Comparative analysis of flip-flops and application of data-gating in dynamic flip-flops for high speed, low active and low leakage power dissipation

Microprocessors, ASICs and DSPs form the core components of digital systems. Power aware computing on such systems necessitates both low power hardware design and software power optimization. Flip-flops are an integral component of digital circuits responsible for data storage. Hence, designing a low power flip-flop is of prime importance. In portable systems, considerable time is spent in idle or sleep mode. In this mode, leakage power is becoming a concern, hence reducing both active and leakage power is a necessity for overall power optimization. Hence, flip-flops which have the following features are desired: 1. Low active power during normal operation, 2. Low inherent leakage power during sleep mode and 3. Not only preventing spurious data to be passed through (data-gating) but also being capable of generating the desired output state for lower leakage power dissipation.
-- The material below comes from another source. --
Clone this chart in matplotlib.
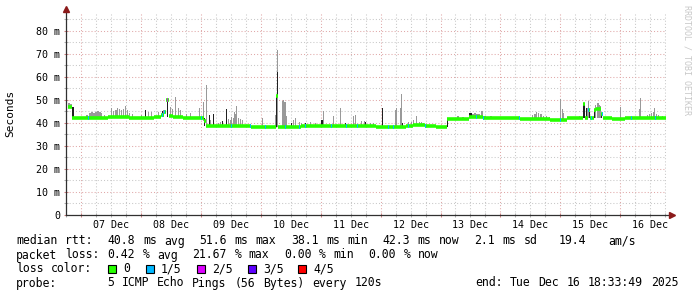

Unlike static flops, with dynamic flops clock-gating is not directly possible, as such flops require the clock to be running continuously for proper functioning. This chapter describes a detailed comparison analysis of delay and power including leakage power Characteristics of existing flip-flops in literature. Further, the introduction of data-gating in dynamic flops to achieve high speed, low active power and at the same time, setting the output state to reduce leakage power in subsequent blocks is discussed. This shows good potential for active and leakage power optimization in digital CMOS circuits.